> _Task objective_
Repeat only what lies from the line with "Reproduce this chart with Chart.js." to the line with "const TXT = '#333';", those two lines included, exactly as it stands; omit any images.

------------------------------------------------------------------------

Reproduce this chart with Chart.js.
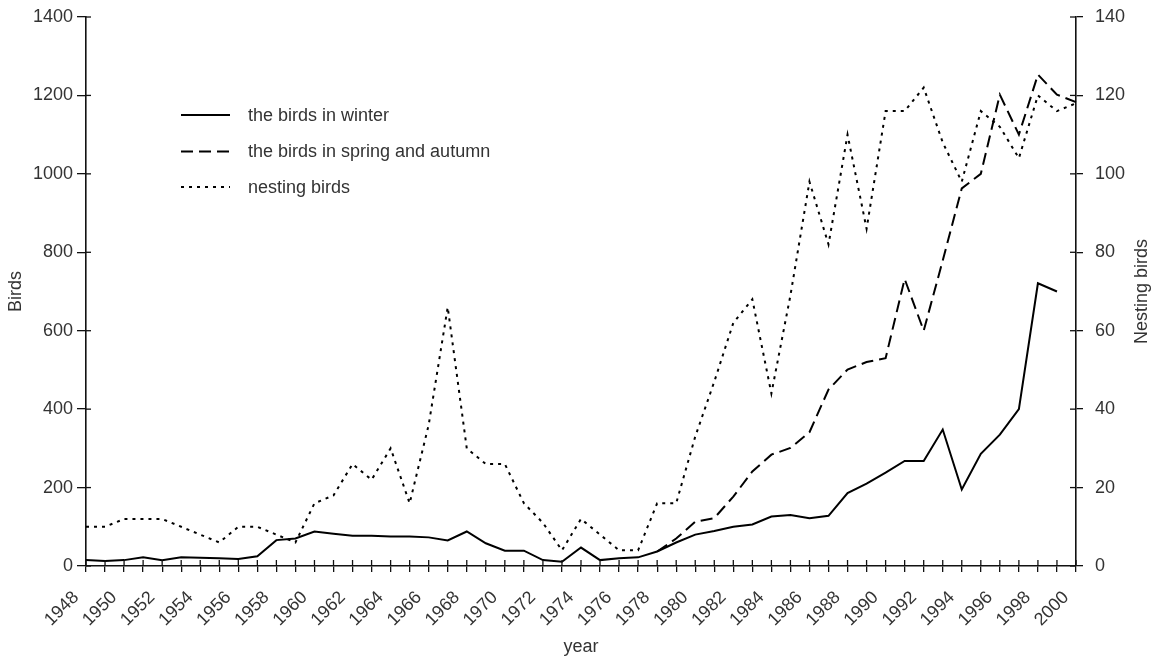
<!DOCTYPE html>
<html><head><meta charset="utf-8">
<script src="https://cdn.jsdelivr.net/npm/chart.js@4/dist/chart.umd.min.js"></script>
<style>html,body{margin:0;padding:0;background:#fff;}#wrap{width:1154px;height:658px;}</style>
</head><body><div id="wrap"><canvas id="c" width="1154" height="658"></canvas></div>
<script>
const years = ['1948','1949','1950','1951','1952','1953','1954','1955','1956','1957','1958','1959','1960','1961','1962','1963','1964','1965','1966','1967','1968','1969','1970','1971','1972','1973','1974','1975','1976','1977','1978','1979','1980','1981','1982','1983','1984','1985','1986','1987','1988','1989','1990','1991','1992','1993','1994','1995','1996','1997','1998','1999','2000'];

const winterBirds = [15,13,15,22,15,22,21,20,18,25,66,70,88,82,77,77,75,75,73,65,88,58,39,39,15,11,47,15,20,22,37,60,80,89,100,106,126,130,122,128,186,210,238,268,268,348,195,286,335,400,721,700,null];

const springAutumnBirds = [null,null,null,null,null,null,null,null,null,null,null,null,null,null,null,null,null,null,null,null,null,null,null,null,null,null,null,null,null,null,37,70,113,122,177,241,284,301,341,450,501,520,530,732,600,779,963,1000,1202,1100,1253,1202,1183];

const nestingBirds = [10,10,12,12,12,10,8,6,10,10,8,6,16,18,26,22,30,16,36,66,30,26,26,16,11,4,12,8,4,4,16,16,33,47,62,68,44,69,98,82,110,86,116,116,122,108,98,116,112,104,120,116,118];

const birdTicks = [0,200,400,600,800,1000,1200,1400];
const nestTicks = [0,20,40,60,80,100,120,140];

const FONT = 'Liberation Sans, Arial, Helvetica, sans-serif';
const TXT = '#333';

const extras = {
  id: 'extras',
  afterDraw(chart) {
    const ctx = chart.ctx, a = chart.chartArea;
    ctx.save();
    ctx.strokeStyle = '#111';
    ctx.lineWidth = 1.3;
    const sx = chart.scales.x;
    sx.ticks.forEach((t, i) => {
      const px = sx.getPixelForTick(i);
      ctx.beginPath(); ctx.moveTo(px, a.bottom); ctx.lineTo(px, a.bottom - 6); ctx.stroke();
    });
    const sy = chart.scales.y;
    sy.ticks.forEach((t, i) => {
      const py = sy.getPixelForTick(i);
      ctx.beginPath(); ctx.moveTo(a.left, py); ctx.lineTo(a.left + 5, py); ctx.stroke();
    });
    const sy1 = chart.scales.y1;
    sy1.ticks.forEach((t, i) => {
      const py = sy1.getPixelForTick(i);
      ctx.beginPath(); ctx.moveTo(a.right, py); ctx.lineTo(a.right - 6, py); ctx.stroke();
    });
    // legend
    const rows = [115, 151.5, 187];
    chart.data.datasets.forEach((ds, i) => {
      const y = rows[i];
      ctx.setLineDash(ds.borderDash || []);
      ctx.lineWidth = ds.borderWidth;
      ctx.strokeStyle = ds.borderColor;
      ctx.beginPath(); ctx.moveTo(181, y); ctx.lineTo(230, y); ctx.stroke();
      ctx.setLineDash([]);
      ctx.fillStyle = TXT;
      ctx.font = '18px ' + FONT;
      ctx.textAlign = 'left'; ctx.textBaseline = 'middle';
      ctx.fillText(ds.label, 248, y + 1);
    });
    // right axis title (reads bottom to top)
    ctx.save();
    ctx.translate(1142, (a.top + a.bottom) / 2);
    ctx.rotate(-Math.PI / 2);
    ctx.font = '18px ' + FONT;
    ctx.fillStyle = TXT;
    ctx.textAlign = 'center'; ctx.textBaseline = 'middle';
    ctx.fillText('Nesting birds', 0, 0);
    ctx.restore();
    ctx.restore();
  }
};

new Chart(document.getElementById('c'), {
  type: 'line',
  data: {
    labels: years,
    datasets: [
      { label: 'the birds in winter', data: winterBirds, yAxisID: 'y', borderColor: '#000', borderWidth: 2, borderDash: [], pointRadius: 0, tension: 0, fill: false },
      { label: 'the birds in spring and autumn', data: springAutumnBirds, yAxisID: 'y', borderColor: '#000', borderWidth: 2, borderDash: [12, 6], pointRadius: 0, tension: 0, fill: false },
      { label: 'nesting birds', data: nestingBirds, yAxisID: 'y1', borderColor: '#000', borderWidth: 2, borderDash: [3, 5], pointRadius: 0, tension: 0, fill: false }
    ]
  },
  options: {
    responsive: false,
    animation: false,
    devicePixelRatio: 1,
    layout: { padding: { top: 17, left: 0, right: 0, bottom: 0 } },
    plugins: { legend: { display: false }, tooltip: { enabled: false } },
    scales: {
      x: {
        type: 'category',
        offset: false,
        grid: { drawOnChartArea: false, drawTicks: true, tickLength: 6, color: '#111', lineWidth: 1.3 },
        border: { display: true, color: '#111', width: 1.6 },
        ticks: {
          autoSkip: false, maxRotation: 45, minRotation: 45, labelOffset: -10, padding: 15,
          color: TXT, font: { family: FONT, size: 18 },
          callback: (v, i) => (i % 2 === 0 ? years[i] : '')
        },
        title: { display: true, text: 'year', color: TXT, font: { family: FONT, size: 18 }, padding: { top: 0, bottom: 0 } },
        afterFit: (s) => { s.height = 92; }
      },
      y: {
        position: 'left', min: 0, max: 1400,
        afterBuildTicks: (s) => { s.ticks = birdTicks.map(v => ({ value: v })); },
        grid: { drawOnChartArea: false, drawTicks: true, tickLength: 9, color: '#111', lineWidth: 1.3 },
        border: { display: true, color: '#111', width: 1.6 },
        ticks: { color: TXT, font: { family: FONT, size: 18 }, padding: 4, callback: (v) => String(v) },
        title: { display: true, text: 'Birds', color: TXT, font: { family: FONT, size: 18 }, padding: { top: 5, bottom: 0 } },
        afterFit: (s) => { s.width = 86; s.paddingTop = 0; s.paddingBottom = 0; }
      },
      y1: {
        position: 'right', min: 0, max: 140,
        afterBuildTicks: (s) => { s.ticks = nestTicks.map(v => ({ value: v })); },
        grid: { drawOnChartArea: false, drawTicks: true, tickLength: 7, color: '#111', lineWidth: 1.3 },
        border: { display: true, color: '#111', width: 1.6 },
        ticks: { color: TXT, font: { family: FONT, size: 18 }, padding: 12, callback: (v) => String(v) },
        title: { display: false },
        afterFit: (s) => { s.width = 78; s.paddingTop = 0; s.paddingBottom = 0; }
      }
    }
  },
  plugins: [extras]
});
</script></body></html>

------------------------------------------------------------------------

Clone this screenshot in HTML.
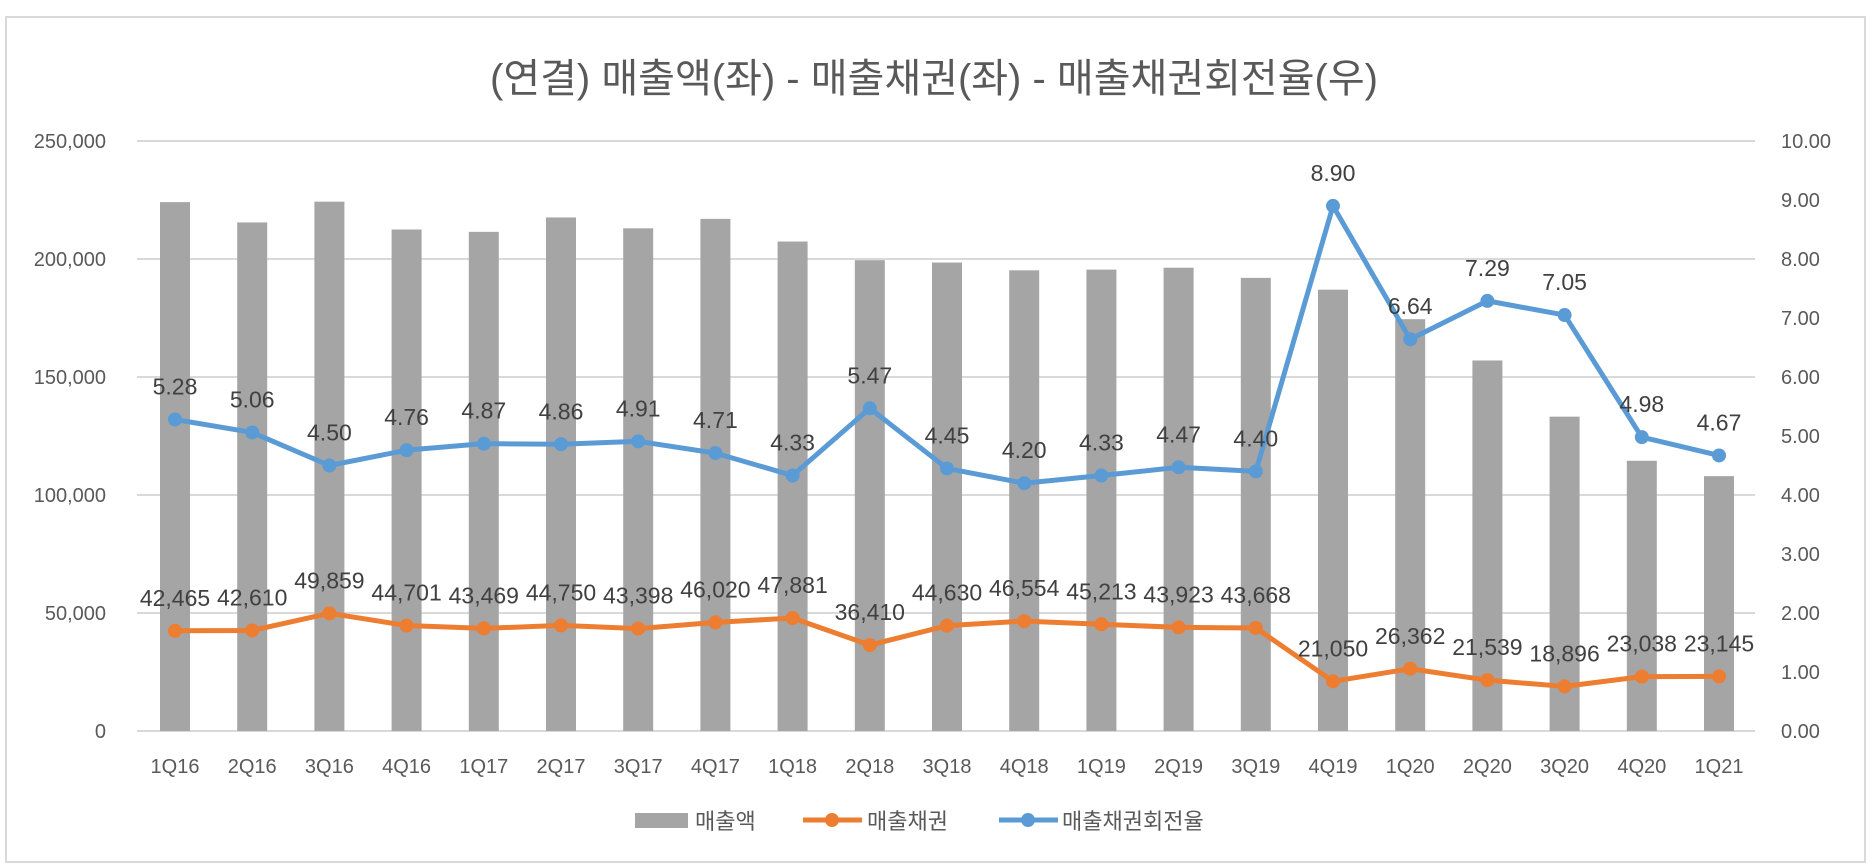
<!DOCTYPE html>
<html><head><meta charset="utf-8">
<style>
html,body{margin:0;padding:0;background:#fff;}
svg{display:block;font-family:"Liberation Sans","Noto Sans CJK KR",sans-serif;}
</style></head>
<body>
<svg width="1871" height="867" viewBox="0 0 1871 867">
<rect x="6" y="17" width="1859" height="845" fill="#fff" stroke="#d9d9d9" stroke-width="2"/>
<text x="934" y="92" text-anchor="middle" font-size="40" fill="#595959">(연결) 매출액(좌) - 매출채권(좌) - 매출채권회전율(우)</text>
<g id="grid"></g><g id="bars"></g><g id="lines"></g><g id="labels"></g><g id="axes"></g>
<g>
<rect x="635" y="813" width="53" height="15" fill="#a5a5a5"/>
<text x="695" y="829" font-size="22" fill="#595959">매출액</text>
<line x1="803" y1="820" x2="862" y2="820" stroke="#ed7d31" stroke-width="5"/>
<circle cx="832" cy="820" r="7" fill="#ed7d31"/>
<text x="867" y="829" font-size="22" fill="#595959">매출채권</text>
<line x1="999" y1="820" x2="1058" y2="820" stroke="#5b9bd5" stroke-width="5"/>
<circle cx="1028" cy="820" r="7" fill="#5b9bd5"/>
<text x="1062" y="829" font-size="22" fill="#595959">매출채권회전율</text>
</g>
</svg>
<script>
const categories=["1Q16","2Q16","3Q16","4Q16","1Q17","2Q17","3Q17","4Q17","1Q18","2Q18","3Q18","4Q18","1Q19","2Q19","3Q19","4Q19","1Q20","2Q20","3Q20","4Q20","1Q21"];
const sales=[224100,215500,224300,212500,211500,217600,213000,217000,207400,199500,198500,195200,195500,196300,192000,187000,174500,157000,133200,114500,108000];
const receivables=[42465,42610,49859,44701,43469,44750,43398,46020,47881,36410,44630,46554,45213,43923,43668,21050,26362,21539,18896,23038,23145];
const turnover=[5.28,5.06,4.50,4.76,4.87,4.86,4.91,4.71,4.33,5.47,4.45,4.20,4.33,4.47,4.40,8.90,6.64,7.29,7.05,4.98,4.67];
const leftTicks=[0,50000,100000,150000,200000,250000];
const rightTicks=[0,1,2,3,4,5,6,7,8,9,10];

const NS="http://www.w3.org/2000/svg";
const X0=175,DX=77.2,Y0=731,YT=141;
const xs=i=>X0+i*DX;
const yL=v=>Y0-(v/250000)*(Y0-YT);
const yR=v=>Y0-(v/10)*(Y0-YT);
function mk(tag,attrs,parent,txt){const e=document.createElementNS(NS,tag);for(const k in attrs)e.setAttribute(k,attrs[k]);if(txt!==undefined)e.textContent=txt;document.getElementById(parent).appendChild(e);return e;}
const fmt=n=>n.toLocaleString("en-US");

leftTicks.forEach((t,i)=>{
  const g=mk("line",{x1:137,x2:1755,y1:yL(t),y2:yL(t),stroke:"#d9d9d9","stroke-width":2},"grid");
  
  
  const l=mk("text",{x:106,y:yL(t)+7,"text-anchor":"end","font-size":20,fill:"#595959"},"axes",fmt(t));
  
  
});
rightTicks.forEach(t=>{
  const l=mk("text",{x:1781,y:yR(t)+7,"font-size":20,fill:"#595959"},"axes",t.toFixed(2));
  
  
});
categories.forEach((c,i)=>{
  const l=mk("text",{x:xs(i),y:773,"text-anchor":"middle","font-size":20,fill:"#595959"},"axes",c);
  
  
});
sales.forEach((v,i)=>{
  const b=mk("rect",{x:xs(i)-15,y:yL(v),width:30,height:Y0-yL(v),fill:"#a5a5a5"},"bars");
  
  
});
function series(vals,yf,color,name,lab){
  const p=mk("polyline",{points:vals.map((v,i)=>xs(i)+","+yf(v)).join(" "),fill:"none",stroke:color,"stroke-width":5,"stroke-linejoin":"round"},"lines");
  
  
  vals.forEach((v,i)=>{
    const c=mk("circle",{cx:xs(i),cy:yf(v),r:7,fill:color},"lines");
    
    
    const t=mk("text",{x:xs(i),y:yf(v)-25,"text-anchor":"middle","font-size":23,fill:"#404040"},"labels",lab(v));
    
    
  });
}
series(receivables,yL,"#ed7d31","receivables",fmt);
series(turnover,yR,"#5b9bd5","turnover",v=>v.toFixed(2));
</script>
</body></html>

------------------------------------------------------------------------

> _Result below_
Reproduce this chart with Chart.js.
<!DOCTYPE html>
<html><head><meta charset="utf-8">
<script src="https://cdn.jsdelivr.net/npm/chart.js@4/dist/chart.umd.min.js"></script>
<style>html,body{margin:0;padding:0;background:#fff;}#wrap{width:1154px;height:658px;}</style>
</head><body><div id="wrap"><canvas id="c" width="1154" height="658"></canvas></div>
<script>
const years = ['1948','1949','1950','1951','1952','1953','1954','1955','1956','1957','1958','1959','1960','1961','1962','1963','1964','1965','1966','1967','1968','1969','1970','1971','1972','1973','1974','1975','1976','1977','1978','1979','1980','1981','1982','1983','1984','1985','1986','1987','1988','1989','1990','1991','1992','1993','1994','1995','1996','1997','1998','1999','2000'];

const winterBirds = [15,13,15,22,15,22,21,20,18,25,66,70,88,82,77,77,75,75,73,65,88,58,39,39,15,11,47,15,20,22,37,60,80,89,100,106,126,130,122,128,186,210,238,268,268,348,195,286,335,400,721,700,null];

const springAutumnBirds = [null,null,null,null,null,null,null,null,null,null,null,null,null,null,null,null,null,null,null,null,null,null,null,null,null,null,null,null,null,null,37,70,113,122,177,241,284,301,341,450,501,520,530,732,600,779,963,1000,1202,1100,1253,1202,1183];

const nestingBirds = [10,10,12,12,12,10,8,6,10,10,8,6,16,18,26,22,30,16,36,66,30,26,26,16,11,4,12,8,4,4,16,16,33,47,62,68,44,69,98,82,110,86,116,116,122,108,98,116,112,104,120,116,118];

const birdTicks = [0,200,400,600,800,1000,1200,1400];
const nestTicks = [0,20,40,60,80,100,120,140];

const FONT = 'Liberation Sans, Arial, Helvetica, sans-serif';
const TXT = '#333';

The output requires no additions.